## Job
Pictures are not part of the copy. Retype the lines from the first one through the line that contains "garcons_lettres = [75.6, 72.5, 76.35, 78.0, 77.1, 79.95, 79.3]".

○ ○ ○

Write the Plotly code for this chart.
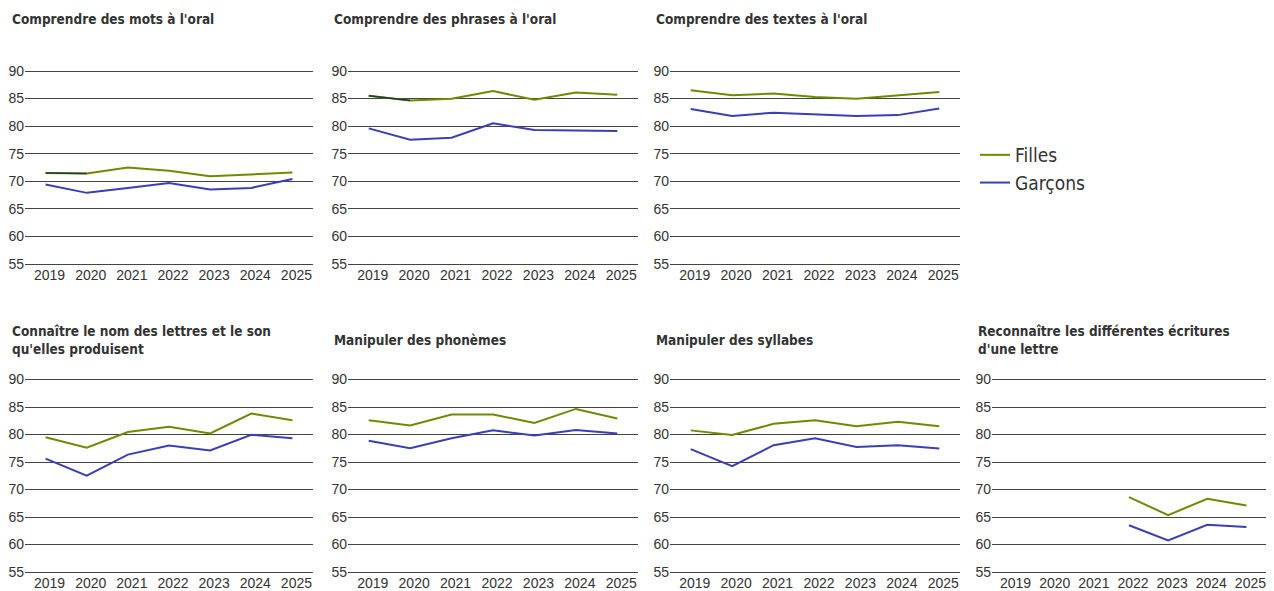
import plotly.graph_objects as go

years = ["2019", "2020", "2021", "2022", "2023", "2024", "2025"]

titles = [
    "Comprendre des mots à l'oral",
    "Comprendre des phrases à l'oral",
    "Comprendre des textes à l'oral",
    "Connaître le nom des lettres et le son<br>qu'elles produisent",
    "Manipuler des phonèmes",
    "Manipuler des syllabes",
    "Reconnaître les différentes écritures<br>d'une lettre",
]

filles_mots = [71.5, 71.4, 72.5, 71.9, 70.9, 71.2, 71.6]
garcons_mots = [69.4, 67.9, 68.8, 69.7, 68.5, 68.8, 70.4]

filles_phrases = [85.5, 84.65, 84.95, 86.35, 84.8, 86.1, 85.7]
garcons_phrases = [79.6, 77.55, 77.9, 80.5, 79.3, 79.25, 79.1]

filles_textes = [86.5, 85.6, 85.9, 85.3, 84.95, 85.55, 86.2]
garcons_textes = [83.1, 81.85, 82.45, 82.15, 81.85, 82.0, 83.2]

filles_lettres = [79.5, 77.6, 80.45, 81.4, 80.2, 83.8, 82.6]
garcons_lettres = [75.6, 72.5, 76.35, 78.0, 77.1, 79.95, 79.3]

filles_phonemes = [82.6, 81.65, 83.65, 83.65, 82.1, 84.65, 82.9]
garcons_phonemes = [78.85, 77.5, 79.3, 80.75, 79.8, 80.8, 80.2]

filles_syllabes = [80.75, 79.9, 81.95, 82.6, 81.5, 82.3, 81.5]
garcons_syllabes = [77.35, 74.25, 78.05, 79.3, 77.75, 78.05, 77.45]

filles_ecritures = [None, None, None, 68.6, 65.35, 68.3, 67.1]
garcons_ecritures = [None, None, None, 63.5, 60.75, 63.6, 63.2]

filles = [filles_mots, filles_phrases, filles_textes, filles_lettres,
          filles_phonemes, filles_syllabes, filles_ecritures]
garcons = [garcons_mots, garcons_phrases, garcons_textes, garcons_lettres,
           garcons_phonemes, garcons_syllabes, garcons_ecritures]
# panels whose first Filles segment (2019-2020) is drawn darker in the source
dark_first_segment = [True, True, False, False, False, False, False]

GREEN = "#6e8b00"
BLUE = "#3a3fb5"
DARK = "#1f3a36"
W, H = 1274, 591

Y_MIN, Y_MAX = 55, 90
PAD_TOP, PAD_BOT = 0.5, 0.25
# panel placement (pixels): x0, x1 of plot area ; row pixel of 90 and 55
cols = [(25, 313), (348, 638), (670, 960), (992, 1266)]
rows = [(71, 264), (379.5, 572)]
panel_pos = [(0, 0), (0, 1), (0, 2), (1, 0), (1, 1), (1, 2), (1, 3)]
title_x = [10, 332, 654, 976]

fig = go.Figure()
tick_font = dict(family="Liberation Sans, Arial, sans-serif", size=14, color="#333333")
title_font = dict(family="DejaVu Sans Condensed, Liberation Sans Narrow, sans-serif",
                  size=13.5, color="#333333")

annotations = []
for i, (r, c) in enumerate(panel_pos):
    n = i + 1
    xa = "x" if n == 1 else f"x{n}"
    ya = "y" if n == 1 else f"y{n}"
    x0, x1 = cols[c]
    top, bot = rows[r]
    ppu = (bot - top) / (Y_MAX - Y_MIN)
    top_px, bot_px = top - PAD_TOP * ppu, bot + PAD_BOT * ppu
    fig.add_trace(go.Scatter(
        x=years, y=filles[i], mode="lines", name="Filles",
        line=dict(color=GREEN, width=2), xaxis=xa, yaxis=ya,
        showlegend=(i == 0), legendgroup="f", hoverinfo="x+y+name"))
    if dark_first_segment[i]:
        fig.add_trace(go.Scatter(
            x=years[:2], y=filles[i][:2], mode="lines", name="Filles",
            line=dict(color=DARK, width=1.5), xaxis=xa, yaxis=ya,
            showlegend=False, legendgroup="f"))
    fig.add_trace(go.Scatter(
        x=years, y=garcons[i], mode="lines", name="Garçons",
        line=dict(color=BLUE, width=2), xaxis=xa, yaxis=ya,
        showlegend=(i == 0), legendgroup="g", hoverinfo="x+y+name"))

    fig.update_layout(**{
        ("xaxis" if n == 1 else f"xaxis{n}"): dict(
            domain=[x0 / W, x1 / W], anchor=ya, type="category",
            categoryorder="array", categoryarray=years, range=[-0.5, 6.5],
            showgrid=False, zeroline=False, showline=False, ticks="",
            ticklabelshift=4,
            tickfont=tick_font, fixedrange=True, automargin=False),
        ("yaxis" if n == 1 else f"yaxis{n}"): dict(
            domain=[1 - bot_px / H, 1 - top_px / H], anchor=xa,
            range=[Y_MIN - PAD_BOT, Y_MAX + PAD_TOP],
            dtick=5, tick0=55, showgrid=True, gridcolor="#444444", gridwidth=1,
            zeroline=False, showline=False, ticks="", ticklabelstandoff=0,
            tickfont=tick_font, fixedrange=True, automargin=False),
    })
    ty = 1 - 19 / H if r == 0 else 1 - 340 / H
    annotations.append(dict(
        text=f"<b>{titles[i]}</b>", x=title_x[c] / W, y=ty, xref="paper", yref="paper",
        xanchor="left", yanchor="middle", align="left", showarrow=False,
        font=title_font))

fig.update_layout(
    width=W, height=H,
    margin=dict(l=0, r=0, t=0, b=0, autoexpand=False),
    paper_bgcolor="white", plot_bgcolor="white",
    annotations=annotations,
    showlegend=True,
    legend=dict(x=975 / W, y=1 - 136 / H, xanchor="left", yanchor="top",
                font=dict(family="DejaVu Sans Condensed, Liberation Sans Narrow, sans-serif",
                          size=19, color="#333333"),
                bgcolor="rgba(0,0,0,0)", tracegroupgap=0, itemwidth=30),
)

fig.write_html("out.html", config={"displayModeBar": False},
               post_script="document.body.style.margin='0';")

○ ○ ○

## Exercise result
Write the Plotly code for this chart.
import plotly.graph_objects as go

years = ["2019", "2020", "2021", "2022", "2023", "2024", "2025"]

titles = [
    "Comprendre des mots à l'oral",
    "Comprendre des phrases à l'oral",
    "Comprendre des textes à l'oral",
    "Connaître le nom des lettres et le son<br>qu'elles produisent",
    "Manipuler des phonèmes",
    "Manipuler des syllabes",
    "Reconnaître les différentes écritures<br>d'une lettre",
]

filles_mots = [71.5, 71.4, 72.5, 71.9, 70.9, 71.2, 71.6]
garcons_mots = [69.4, 67.9, 68.8, 69.7, 68.5, 68.8, 70.4]

filles_phrases = [85.5, 84.65, 84.95, 86.35, 84.8, 86.1, 85.7]
garcons_phrases = [79.6, 77.55, 77.9, 80.5, 79.3, 79.25, 79.1]

filles_textes = [86.5, 85.6, 85.9, 85.3, 84.95, 85.55, 86.2]
garcons_textes = [83.1, 81.85, 82.45, 82.15, 81.85, 82.0, 83.2]

filles_lettres = [79.5, 77.6, 80.45, 81.4, 80.2, 83.8, 82.6]
garcons_lettres = [75.6, 72.5, 76.35, 78.0, 77.1, 79.95, 79.3]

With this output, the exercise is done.